The claimant argued the local authority is vicariously liable for the abuse carried out by J, even though he was an employee of the company which ran the children’s home. It was argued that in recent years a series of Supreme Court cases had led to the extension of the doctrine of vicarious liability, extending it beyond the scope of the traditional employer/employee relationship. For example, in Armes v Nottingham County Council (2017), the Supreme Court held that a local authority was vicariously liable for acts of abuse of a foster parent against a child who had been placed in the local authority's care pursuant to a care order and that by parity the local authority should be vicariously liable for the actions of J.
The local authority submitted that the limits of the extension of vicarious liability were made clear by the Supreme Court in Various Claimants v Barclays Bank (2020) and the local authority could not be liable for the acts of J who was not an employee or akin to an employee.
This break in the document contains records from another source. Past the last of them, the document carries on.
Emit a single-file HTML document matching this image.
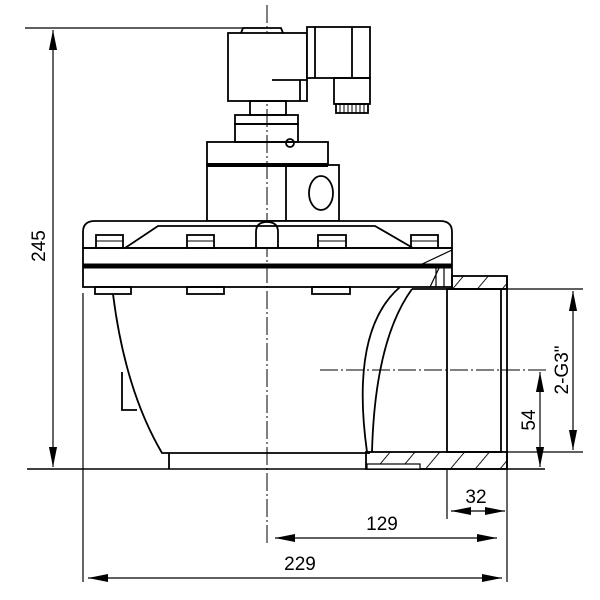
<!DOCTYPE html>
<html><head><meta charset="utf-8"><style>
html,body{margin:0;padding:0;background:#fff;}
svg{display:block;}
text{font-family:"Liberation Sans",Arial,sans-serif;font-size:19px;fill:#000;}
</style></head><body>
<svg width="600" height="600" viewBox="0 0 600 600" xmlns="http://www.w3.org/2000/svg">
<defs>
<marker id="ah" viewBox="0 0 10 10" refX="10" refY="5" markerWidth="20" markerHeight="9" markerUnits="userSpaceOnUse" orient="auto-start-reverse" preserveAspectRatio="none">
<path d="M0,0.5 L10,5 L0,9.5 Z" fill="#000"/></marker>
<pattern id="hatch" width="19" height="19" patternUnits="userSpaceOnUse" patternTransform="rotate(40)">
<line x1="0" y1="0" x2="0" y2="19" stroke="#000" stroke-width="1.8"/></pattern>
</defs>
<g fill="none" stroke="#000" stroke-width="1.8">
<line x1="267" y1="5" x2="267" y2="545" stroke-width="1" stroke-dasharray="18,3,2,3"/>
<line x1="320" y1="370" x2="548" y2="370" stroke-width="1" stroke-dasharray="18,3,2,3"/>
<line x1="25" y1="28" x2="265" y2="28" stroke-width="1.2"/>
<line x1="53" y1="30" x2="53" y2="467" stroke-width="1.2" marker-start="url(#ah)" marker-end="url(#ah)"/>
<line x1="27" y1="469" x2="545" y2="469" stroke-width="1.6"/>
<path d="M241,33 L243,28 L281,28 L283,33" />
<rect x="228" y="33" width="79" height="68" fill="#fff"/>
<line x1="272" y1="80" x2="307" y2="80"/>
<line x1="300" y1="80" x2="300" y2="101"/>
<rect x="307" y="27" width="63" height="51" fill="#fff"/>
<line x1="315" y1="27" x2="315" y2="78"/>
<line x1="352" y1="27" x2="352" y2="78"/>
<rect x="334" y="78" width="36" height="26"/>
<rect x="336" y="104" width="32" height="9"/>
<path d="M340,104 V113 M344,104 V113 M348,104 V113 M352,104 V113 M356,104 V113 M360,104 V113 M364,104 V113" stroke-width="1"/>
<rect x="250" y="101" width="36" height="14"/>
<rect x="235" y="115" width="63" height="9"/>
<rect x="235" y="124" width="63" height="18"/>
<circle cx="290" cy="143" r="4"/>
<rect x="207" y="142" width="121" height="23"/>
<line x1="207" y1="165" x2="328" y2="165" stroke-width="4"/>
<rect x="207" y="165" width="132" height="56"/>
<line x1="286" y1="165" x2="286" y2="221"/>
<ellipse cx="321" cy="193" rx="12" ry="17"/>
<path d="M83,248 V232 Q83,221 95,221 H440 Q452,221 452,232 V248 Z" fill="#fff"/>
<path d="M125,248 L158,226 H375 L413,248"/>
<path d="M256,248 V232 Q256,222 267,222 Q278,222 278,232 V248"/>
<rect x="96" y="235" width="27" height="13"/><line x1="96" y1="241" x2="123" y2="241" stroke-width="1"/>
<rect x="187" y="235" width="27" height="13"/><line x1="187" y1="241" x2="214" y2="241" stroke-width="1"/>
<rect x="318" y="235" width="28" height="13"/><line x1="318" y1="241" x2="346" y2="241" stroke-width="1"/>
<rect x="411" y="235" width="27" height="13"/><line x1="411" y1="241" x2="438" y2="241" stroke-width="1"/>
<rect x="83" y="248" width="369" height="39"/>
<line x1="83" y1="266" x2="452" y2="266" stroke-width="5"/>
<path d="M418,266 L452,250 M430,287 L440,266 M436,266 V287 M444,266 V287" stroke-width="1.2"/>
<rect x="95" y="287" width="36" height="7"/>
<rect x="187" y="287" width="37" height="7"/>
<rect x="312" y="287" width="38" height="7"/>
<line x1="83" y1="293" x2="83" y2="582" stroke-width="1.2"/>
<path d="M113,294 Q125,390 162,453 H370"/>
<path d="M122,372 V410 H137"/>
<line x1="169" y1="453" x2="169" y2="469"/>
<path d="M400,287 Q350,330 367,452"/>
<path d="M412,289 Q375,340 372,452"/>
<rect x="452" y="276" width="55" height="13" fill="url(#hatch)"/>
<rect x="366" y="452" width="141" height="17" fill="url(#hatch)"/>
<rect x="367" y="464" width="53" height="5" fill="#fff" stroke-width="1.2"/>
<line x1="412" y1="289" x2="507" y2="289"/>
<rect x="447" y="289" width="54" height="163"/>
<line x1="507" y1="276" x2="507" y2="469"/>
<line x1="505" y1="289" x2="583" y2="289" stroke-width="1.2"/>
<line x1="505" y1="452" x2="583" y2="452" stroke-width="1.2"/>
<line x1="573" y1="291" x2="573" y2="450" stroke-width="1.2" marker-start="url(#ah)" marker-end="url(#ah)"/>
<line x1="540" y1="372" x2="540" y2="467" stroke-width="1.2" marker-start="url(#ah)" marker-end="url(#ah)"/>
<line x1="447" y1="469" x2="447" y2="519" stroke-width="1.2"/>
<line x1="507" y1="469" x2="507" y2="582" stroke-width="1.2"/>
<line x1="451" y1="511" x2="505" y2="511" stroke-width="1.2" marker-start="url(#ah)" marker-end="url(#ah)"/>
<line x1="275" y1="538" x2="497" y2="538" stroke-width="1.2" marker-start="url(#ah)" marker-end="url(#ah)"/>
<line x1="88" y1="578" x2="502" y2="578" stroke-width="1.2" marker-start="url(#ah)" marker-end="url(#ah)"/>
</g>
<text x="476" y="503" text-anchor="middle">32</text>
<text x="382" y="530" text-anchor="middle">129</text>
<text x="300" y="570" text-anchor="middle">229</text>
<text transform="translate(45,246) rotate(-90)" text-anchor="middle">245</text>
<text transform="translate(535,420) rotate(-90)" text-anchor="middle">54</text>
<text transform="translate(568,370) rotate(-90)" text-anchor="middle">2-G3"</text>
</svg>
</body></html>
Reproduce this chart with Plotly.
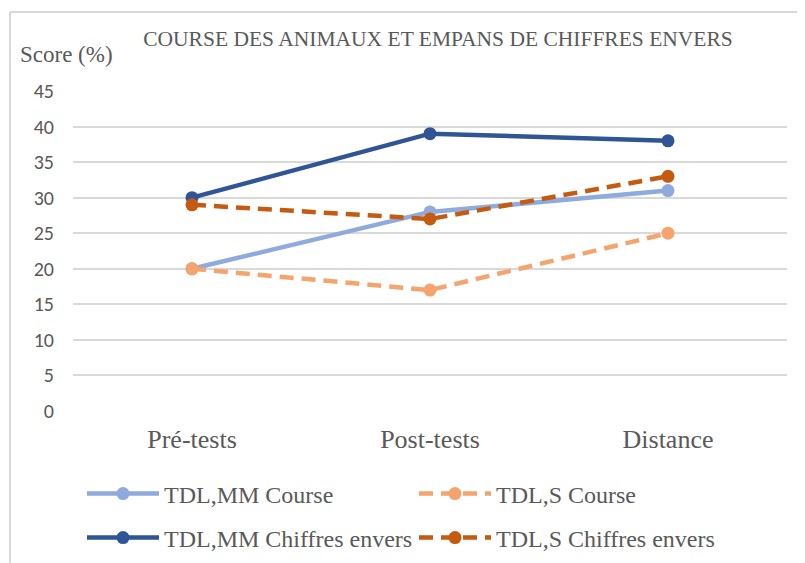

The judge agreed with the defendant and found the local authority could not be vicariously liable for J’s actions. He noted that in light of the analysis of vicarious liability by the Supreme Court in Barclays Bank, the central question is whether the relationship between the wrongdoer and the person who is alleged to have vicarious liability is akin to employment. If the wrongdoer is carrying out an independent business of his own or that of a third party, then there will be no vicarious liability.
In this case J was carrying out an independent business on behalf of the company that operated the children’s home, not the local authority. The fact the local authority placed the children did not mean that employees were effectively employed by the defendant. The position could be distinguished from Armes as the local authority recruited the foster parents as individuals, the authority paid allowances to them and provided them with equipment. Therefore they could not be classed as carrying out an independent business of their own. This was clearly not the case with the local authority and J. The relationship with the local authority and the company running the children’s home was a classic client/independent contractor relationship and it would not be fair, just or reasonable to impose vicarious liability
The claimant submitted in the alternative that the local authority owed a non-delegable duty to ensure that reasonable care was taken for the safety of children in “voluntary” care when that child was placed in a privately-run children’s home under the Child Care Act 1980 Act, section 21(1), and that this consisted of a continuing duty to provide daily care for and to protect the child and could not be delegated.
The local authority submitted that the judgment of the Supreme Court in Armes provided a complete answer to the claimant's claim based on non-delegable duty. For the same reasons that the Supreme Court held in Armes that a local authority does not owe a non-delegable duty to protect a child in care from harm when that child is placed with foster parents under the 1980 Act, section 21, the local authority in the present case did not have a continuing non-delegable duty after placing him at a children’s home.
The Judge found the local authority did not have a non-delegable duty to protect the claimant when he was placed in a privately run children’s home.
He agreed the chief authority was Armes and the Supreme Court found the statutory regime did not impose responsibility upon the 1980 Act for the day-to-day care of the child whilst in the placement, or a duty to ensure that no harm came to the child. In light of this reasoning a local authority's duty under the 1980 Act was to arrange, supervise and pay for the child's day-to day-care only. There was no non-delegable duty to ensure that care was taken for the claimant whilst he was placed with a third party in accordance with the defendant's power to do so under section 21(1) of the 1980 Act.
This is the first case to consider vicarious liability and non-delegable duties when placing children in privately run children’s homes. It confirms local authorities will not have a liability in these circumstances and any claims held with similar circumstances can be denied on these grounds. It also provides clear legal analysis of the Supreme Court guidance on vicarious liability and non-delegable duties, which will be helpful in the handling of local authority claims where there is no clear liability on the facts.